Esa ha sido siempre la ambición del poema: hablar de nada. 
Es decir, ser la voz de la cosa ausente, la acústica del alma para oír, no lo que dicen las palabras sino aquello –vinculado al origen, la escisión, la finitud— que siempre se sustrae a las redes del lenguaje. Quien escribe entiende, como nadie, que las palabras son insuficientes, a menudo tramposas, incluso nocivas. Por eso, se para ante ellas con recelo. Desconfía del pacto utilitario, comunicativo u ornamental que proponen. Lucha contra ellas, a pesar de tener plena consciencia de que no existe, como advirtió el poeta vietnamita Ocean Vuong, una lengua para salirse de la lengua.
Toda escritura que se precie reflexiona, tarde o temprano, sobre la inadecuación entre lenguaje y mundo. 
En algunos casos, la operación es más visible, aparece en los ensayos que acompañan a la obra del autor o autora (pienso en Octavio Paz, Marina Tsvetáieva, y más cerca de nosotros, en Mario Montalbetti o Tamara Kamenszain). 
En otros, la poesía piensa adentro de la poesía misma. 
Un verso del poeta español Aníbal Núñez dice con sencillez brutal:
“Para ser río, al río le sobra el nombre”.
Y otro, de José Ángel Valente:
“Las palabras crean espacios agujereados, cráteres, vacíos. Eso es el poema.”
Yo agregaría que esos huecos, fisuras, agujeros son puertas, modos extremos de abrirse al mundo. 
También son avanzadas contra la doxa, la frase hecha y el espíritu mayoritario, que siempre embalsaman la vida, impidiendo a las criaturas el contacto con su propia inadecuación.
Como el deseo, la poesía es díscola por naturaleza. 
No se deja encuadrar, gobernar, restringir.
Se niega a la madurez. 
Hace que estalle la diferencia en el centro mismo de lo homogéneo.
Entre la ley y el desacato, elige siempre el desacato.
Quizá esto explique por qué es tan difícil, de leer y de escribir.
En ella, todo se trastoca: la emoción piensa, la sintaxis se emociona, la obsesión se hace forma, la forma defiende la soledad en que estamos, y el silencio alcanza el difícil estatuto de la palabra muda.  

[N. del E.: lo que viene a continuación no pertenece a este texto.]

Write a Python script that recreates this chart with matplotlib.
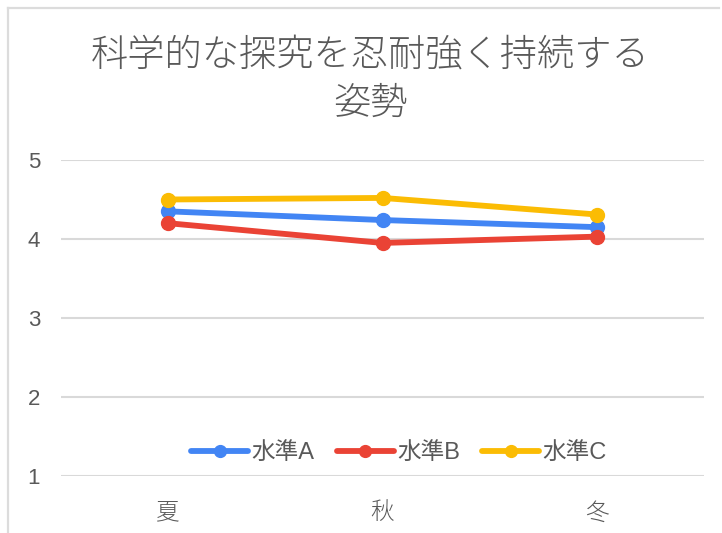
import matplotlib
matplotlib.use("Agg")
import matplotlib.pyplot as plt
from matplotlib.lines import Line2D

plt.rcParams['font.family'] = ['Liberation Sans', 'Noto Sans CJK JP', 'DejaVu Sans']

title = "科学的な探究を忍耐強く持続する\n姿勢"
seasons = ["夏", "秋", "冬"]
series_names = ["水準A", "水準B", "水準C"]
level_a = [4.35, 4.24, 4.15]
level_b = [4.20, 3.95, 4.03]
level_c = [4.50, 4.52, 4.31]
y_ticks = [1, 2, 3, 4, 5]

colors = ["#4285F4", "#EA4335", "#FBBC04"]
text_color = "#595959"
grid_color = "#d9d9d9"

W, H = 722, 533
fig = plt.figure(figsize=(W / 100, H / 100), dpi=100)
fig.patch.set_facecolor("white")

# light frame on the top and left edges
fig.add_artist(Line2D([8 / W, 8 / W], [0, 1 - 8 / H], transform=fig.transFigure,
                      color="#dcdcdc", lw=1.6))
fig.add_artist(Line2D([8 / W, 719 / W], [1 - 8 / H, 1 - 8 / H], transform=fig.transFigure,
                      color="#dcdcdc", lw=1.6))

left, right, top, bottom = 61, 704, 160, 476
ax = fig.add_axes([left / W, 1 - bottom / H, (right - left) / W, (bottom - top) / H])
ax.set_xlim(-0.5, len(seasons) - 0.5)
ax.set_ylim(1, 5)
for s in ax.spines.values():
    s.set_visible(False)
ax.set_yticks(y_ticks)
ax.set_yticklabels([str(t) for t in y_ticks])
ax.yaxis.grid(True, color=grid_color, lw=1.5)
ax.set_axisbelow(True)
ax.set_xticks(range(len(seasons)))
ax.set_xticklabels(seasons, fontweight="light")
ax.tick_params(axis="y", length=0, pad=15, labelsize=16, labelcolor=text_color)
ax.tick_params(axis="x", length=0, pad=19, labelsize=17, labelcolor=text_color)

for vals, name, c in zip([level_a, level_b, level_c], series_names, colors):
    ax.plot(range(len(seasons)), vals, color=c, lw=4.2, marker="o", ms=10,
            label=name, solid_capstyle="round", clip_on=False)

fig.text(370 / W, 1 - 80 / H, title, ha="center", va="center", fontsize=26.8,
         fontweight="light", color=text_color, linespacing=1.5)

handles, labels = ax.get_legend_handles_labels()
fig.legend(handles, labels, loc="center", bbox_to_anchor=(399 / W, 1 - 453 / H),
           ncol=3, frameon=False, fontsize=17, labelcolor=text_color,
           handlelength=2.4, handletextpad=0.15, columnspacing=0.95, markerscale=0.85)

fig.savefig("out.png", dpi=100, facecolor="white")
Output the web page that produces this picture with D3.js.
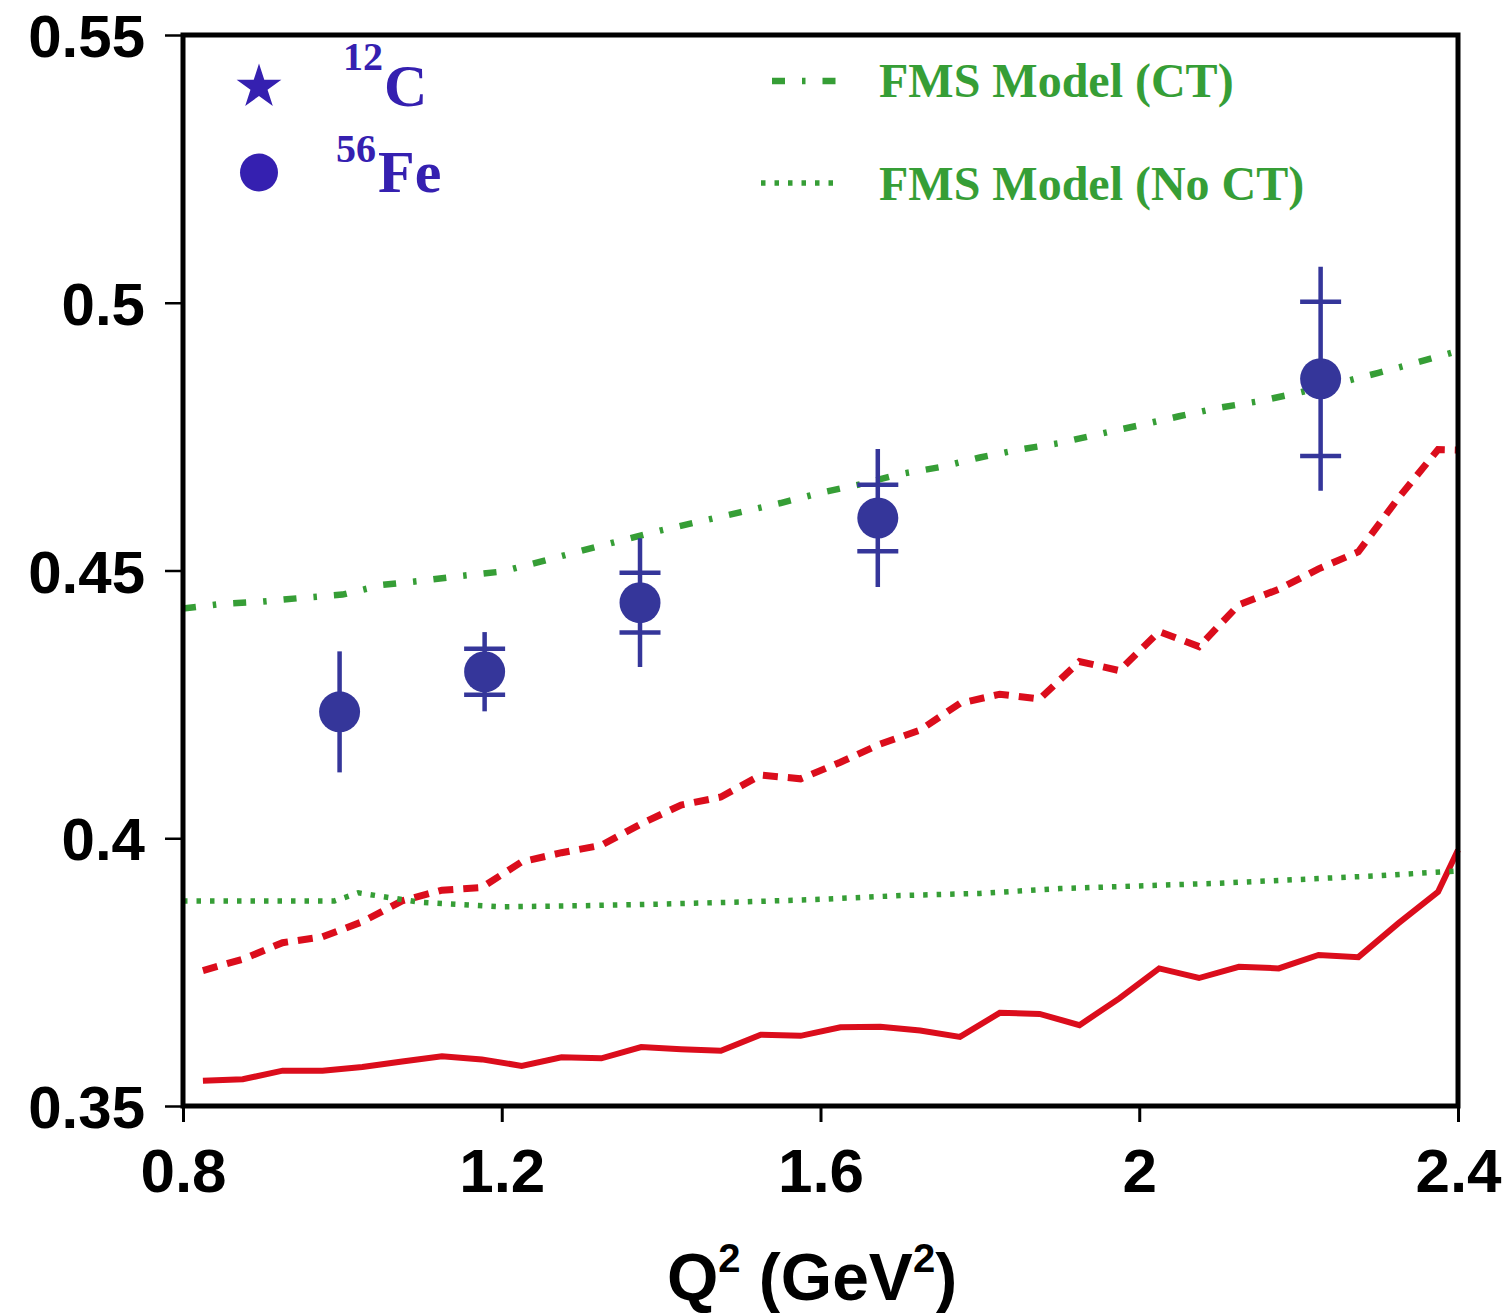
<!DOCTYPE html>
<html><head><meta charset="utf-8">
<script src="https://cdn.jsdelivr.net/npm/d3@7/dist/d3.min.js"></script>
<style>body{margin:0;background:#fff}</style>
</head><body><svg id="chart" width="1502" height="1313"></svg>
<script>
// ---- data ----
const gridQ = [0.825,0.875,0.925,0.975,1.025,1.075,1.125,1.175,1.225,1.275,1.325,1.375,1.425,1.475,1.525,1.575,1.625,1.675,1.725,1.775,1.825,1.875,1.925,1.975,2.025,2.075,2.125,2.175,2.225,2.275,2.325,2.375,2.4];
const redSolid = [0.3547,0.3550,0.3566,0.3566,0.3573,0.3583,0.3593,0.3587,0.3575,0.3591,0.3589,0.3610,0.3606,0.3603,0.3633,0.3631,0.3647,0.3648,0.3641,0.3629,0.3674,0.3672,0.3651,0.3701,0.3757,0.3739,0.3760,0.3757,0.3782,0.3778,0.3841,0.3900,0.3978];
const redDashed = [0.3753,0.3774,0.3805,0.3816,0.3844,0.3883,0.3903,0.3908,0.3956,0.3973,0.3987,0.4027,0.4062,0.4077,0.4118,0.4111,0.4142,0.4176,0.4202,0.4252,0.4269,0.4260,0.4330,0.4313,0.4386,0.4358,0.4436,0.4465,0.4503,0.4535,0.4635,0.4726,0.4725];
const ctQ = [0.80,0.85,0.90,0.95,1.00,1.05,1.10,1.15,1.20,1.25,1.30,1.35,1.40,1.45,1.50,1.55,1.60,1.65,1.70,1.75,1.80,1.85,1.90,1.95,2.00,2.05,2.10,2.15,2.20,2.25,2.30,2.35,2.40];
const ctVal = [0.4429,0.4438,0.4442,0.4449,0.4455,0.4473,0.4481,0.4490,0.4498,0.4517,0.4537,0.4556,0.4575,0.4592,0.4609,0.4626,0.4645,0.4661,0.4680,0.4693,0.4711,0.4726,0.4738,0.4755,0.4771,0.4788,0.4804,0.4816,0.4832,0.4850,0.4869,0.4889,0.4910];
const noCtQ = [0.80,0.99,1.02,1.10,1.20,1.30,1.40,1.50,1.60,1.70,1.80,1.90,2.00,2.10,2.20,2.30,2.40];
const noCtVal = [0.3883,0.3883,0.3898,0.3880,0.3872,0.3874,0.3877,0.3881,0.3886,0.3893,0.3897,0.3906,0.3911,0.3916,0.3923,0.3930,0.3939];
const feQ = [0.9965,1.1785,1.3735,1.6719,2.2276];
const feVal = [0.4236,0.4311,0.4440,0.4598,0.4858];
const feStat = [0,0.0043,0.0056,0.0062,0.0144];
const feTot = [0.0113,0.0074,0.0120,0.0129,0.0209];
const xTicks = [0.8,1.2,1.6,2.0,2.4];
const xTickLabels = ["0.8","1.2","1.6","2","2.4"];
const yTicks = [0.35,0.4,0.45,0.5,0.55];
const yTickLabels = ["0.35","0.4","0.45","0.5","0.55"];
const legendRight = ["FMS Model (CT)","FMS Model (No CT)"];

// ---- styles ----
const RED = "#db0d1c", GREEN = "#369e36", BLUE = "#35369a", LBLUE = "#3520b0";
const svg = d3.select("#chart");
svg.append("rect").attr("width",1502).attr("height",1313).attr("fill","#fff");

const x = d3.scaleLinear().domain([0.8,2.4]).range([183,1458]);
const y = d3.scaleLinear().domain([0.35,0.55]).range([1106,35]);

// axes
const xAxis = d3.axisBottom(x).tickValues(xTicks).tickSize(16).tickPadding(26)
  .tickFormat((d,i)=>xTickLabels[i]);
const gx = svg.append("g").attr("transform","translate(0,1106)").call(xAxis);
gx.select(".domain").remove();
gx.selectAll(".tick line").attr("stroke","#000").attr("stroke-width",3);
gx.selectAll(".tick text").attr("font-family","'Liberation Sans', Arial, sans-serif")
  .attr("font-weight","bold").attr("font-size",62).attr("fill","#000");

const yAxis = d3.axisLeft(y).tickValues(yTicks).tickSize(18).tickPadding(20)
  .tickFormat((d,i)=>yTickLabels[i]);
const gy = svg.append("g").attr("transform","translate(183,0)").call(yAxis);
gy.select(".domain").remove();
gy.selectAll(".tick line").attr("stroke","#000").attr("stroke-width",2.5);
gy.selectAll(".tick text").attr("font-family","'Liberation Sans', Arial, sans-serif")
  .attr("font-weight","bold").attr("font-size",60).attr("fill","#000").attr("dy","0.36em");

// curves
const line = d3.line().x(d=>x(d[0])).y(d=>y(d[1]));
const plot = svg.append("g");
plot.append("path").datum(gridQ.map((q,i)=>[q,redSolid[i]])).attr("d",line)
  .attr("fill","none").attr("stroke",RED).attr("stroke-width",6).attr("stroke-linejoin","miter");
plot.append("path").datum(gridQ.map((q,i)=>[q,redDashed[i]])).attr("d",line)
  .attr("fill","none").attr("stroke",RED).attr("stroke-width",7).attr("stroke-dasharray","15,10");
plot.append("path").datum(ctQ.map((q,i)=>[q,ctVal[i]])).attr("d",line)
  .attr("fill","none").attr("stroke",GREEN).attr("stroke-width",6.5).attr("stroke-dasharray","13,17,3.5,17");
plot.append("path").datum(noCtQ.map((q,i)=>[q,noCtVal[i]])).attr("d",line)
  .attr("fill","none").attr("stroke",GREEN).attr("stroke-width",5.5).attr("stroke-dasharray","4.5,9");

// data points with error bars
const pts = svg.append("g");
feQ.forEach((q,i)=>{
  const cx = x(q);
  pts.append("line").attr("x1",cx).attr("x2",cx)
    .attr("y1",y(feVal[i]+feTot[i])).attr("y2",y(feVal[i]-feTot[i]))
    .attr("stroke",BLUE).attr("stroke-width",4.5);
  if (feStat[i] > 0) {
    [feVal[i]+feStat[i], feVal[i]-feStat[i]].forEach(v=>{
      pts.append("line").attr("x1",cx-20.5).attr("x2",cx+20.5)
        .attr("y1",y(v)).attr("y2",y(v)).attr("stroke",BLUE).attr("stroke-width",4.5);
    });
  }
  pts.append("circle").attr("cx",cx).attr("cy",y(feVal[i])).attr("r",20.5).attr("fill",BLUE);
});

// frame
svg.append("rect").attr("x",183).attr("y",35).attr("width",1275).attr("height",1071)
  .attr("fill","none").attr("stroke","#000").attr("stroke-width",5);

// legend left
svg.append("path").attr("d",d3.symbol(d3.symbolStar).size(620)())
  .attr("transform","translate(259,87)").attr("fill",LBLUE);
svg.append("circle").attr("cx",259).attr("cy",172.5).attr("r",19).attr("fill",LBLUE);
const serif = "'Liberation Serif','Times New Roman',serif";
const lt = svg.append("g").attr("font-family",serif).attr("font-weight","bold").attr("fill",LBLUE);
lt.append("text").attr("x",343).attr("y",70).attr("font-size",40).text("12");
lt.append("text").attr("x",384).attr("y",106).attr("font-size",60).text("C");
lt.append("text").attr("x",336).attr("y",162).attr("font-size",40).text("56");
lt.append("text").attr("x",378).attr("y",192).attr("font-size",60).text("Fe");

// legend right
svg.append("line").attr("x1",772).attr("x2",837).attr("y1",81).attr("y2",81)
  .attr("stroke",GREEN).attr("stroke-width",6.5).attr("stroke-dasharray","13,17,3.5,17");
svg.append("line").attr("x1",761).attr("x2",834).attr("y1",183).attr("y2",183)
  .attr("stroke",GREEN).attr("stroke-width",5.5).attr("stroke-dasharray","4.5,9");
const rt = svg.append("g").attr("font-family",serif).attr("font-weight","bold").attr("fill",GREEN).attr("font-size",48);
rt.append("text").attr("x",879).attr("y",97).text(legendRight[0]);
rt.append("text").attr("x",879).attr("y",200).text(legendRight[1]);

// x axis title
const xt = svg.append("text").attr("x",812).attr("y",1300).attr("text-anchor","middle")
  .attr("font-family","'Liberation Sans', Arial, sans-serif").attr("font-weight","bold")
  .attr("font-size",66).attr("fill","#000");
xt.append("tspan").text("Q");
xt.append("tspan").attr("font-size",40).attr("dy",-28).text("2");
xt.append("tspan").attr("dy",28).text(" (GeV");
xt.append("tspan").attr("font-size",40).attr("dy",-28).text("2");
xt.append("tspan").attr("dy",28).text(")");
</script></body></html>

Néstor Sánchez, uno de los narradores argentinos que más admiro, 
propuso y practicó una insularidad radical que alcanzó su punto álgido cuando vivió de homeless en Manhattan, buscando que la calle fuera la puntuación de la vida, que su yo no solo fuera otro, sino mejor, ninguno. La postura de Sánchez es extrema. No sólo la expresión fácil le parecía inmoral, abogaba por una escritura sin personajes ni historias evidentes, contraria al testimonio, el consenso, la miseria informativa.
La expresión del dolor está siempre afuera de su anécdota, decía.
Por eso, tal vez, abominaba de la exigencia de representar. 
Le interesaba lo incomunicable, no el confort de la inocencia estética.
La memoria que está afuera del tiempo, no la indigencia del yo chiquito.
La voz, no el aparato discursivo. 
Una voz articulada con el vacío de sentido y con la dimensión de lo sagrado, que surgen en la exploración de aquello que ignoramos.
La prosa no debería ser, escribió, más que una excusa para llegar a la poesía.